Пока никто не предлагал правок к этому материалу. Возможно, это потому, что он всем хорош.
Предложения
Оригинальный текст
Гениально.
Если я правильно понял (что совсем не факт, потому что с темой даже отдаленно не знаком), то партия F! в Швеции заметила, что многие из женщин страдают не только потому что они женщины, но и, например, потому что они лысые карлицы, неимущие негры-лесбиянки или пожилые сатанистки. Такие подвергаются дискриминации по всем фронтам, и фишка состоит в том, чтобы бороться за их права не только по гендерному признаку, но и по всем остальным. То есть политическая программа партии состоит в борьбе за все возможные хотелки униженных и оскорбелнных при том условии, что эти униженные и оскорбленные - женщины. И чем больше у них поводов страдать, тем охотнее они присоединятся к F!.
Интересный, должно быть, паноптикум у них на митингах собирается.
"Пролетарии всех стран, разъединяйтесь"
Представительская система предполагает, что общество поделено на классы, интересы которых представляют избираемые политики; то есть, условно говоря она строится на представлении о том, что общество - это такой некий пирог ("народ, нация"), который можно порезать так или эдак.
Интерсекциональность же, если я правильно понял, подрывает (и совершенно обосновано) столь упрощенное представление об устройстве общества; то есть, условно говоря, она утверждает: общество - не пирог, оно скорее напоминает мыльную пену или систему зеркал.
Не делает ли она после этого шага назад, пытаясь воплощаться в виде политической партии? Не сдача ли это позиций? Солидарность и консолидация необходимо предполагают некое базовое "естественное" сходство солидаризующихся, а пост-структуралистские изыски - напротив, бесконечный процесс разоблачения всех и всяческих "естественностей". Может ли утверждение иллюзорности любого основания для консолидации само быть использовано как основание для консолидации? Если мы принимаем, что женщина - конструкт, старость - конструкт и т.д., то как можно выступать за их права, а главное - зачем, ведь из этого следует также, что никакая система ничем не лучше и не хуже никакой другой, поскольку они равно нереальны.

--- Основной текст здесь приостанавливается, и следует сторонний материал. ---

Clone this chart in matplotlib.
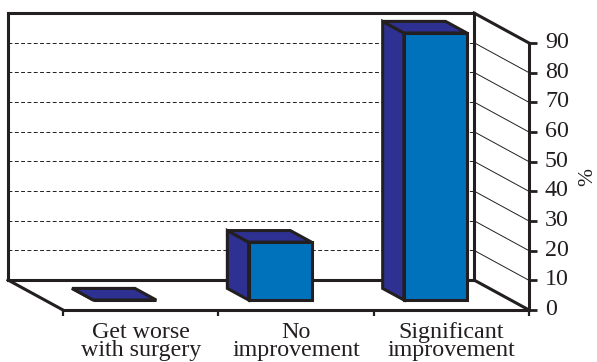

Отличные вопросы, Григорий. ФИ ответили бы, что идут в партийную политику, потому что это один из лучших способов повлиять на практики и институты, определяющие положение уязвимых групп. Иллюзорность любого основания для консолидации, безусловно, может быть использована для консолидации - более того, теоретики радикальной демократии сказали бы, что только так и образуются новые политические блоки и новые формы гегемонии. Основание для консолидации, на котором держится артикуляция ФИ, - это дискриминация и опыт притеснения, испытанные, как утверждается, каждой из этих групп и идентичностей (иммигранты, геи, чернокожие шведы, транссексуалы...). Основание, пожалуй, вполне толковое, чтобы выстроить новую общность. Далее начинается выявление различий, часть которые я показал в тексте статьи. Важно, что "разоблачение естественностей" не означает разоблачение любых идентичностей. К примеру, по логике ФИ, ваше право на идентификацию себя как лесбиянки - это полностью ваше право, но важно, чтобы ваш голос не потерялся на фоне борьбы за права "женщин" как цельной категории - что, как мы знаем, всегда приводило к тому, что "женщина" понималась в очень узком смысле. В этом смысле политизация постструктурализма в версии ФИ - это не деконструкция, ведущая в никуда, но продвижение интересов идентичностей, традиционно задвинутых на край политического процесса.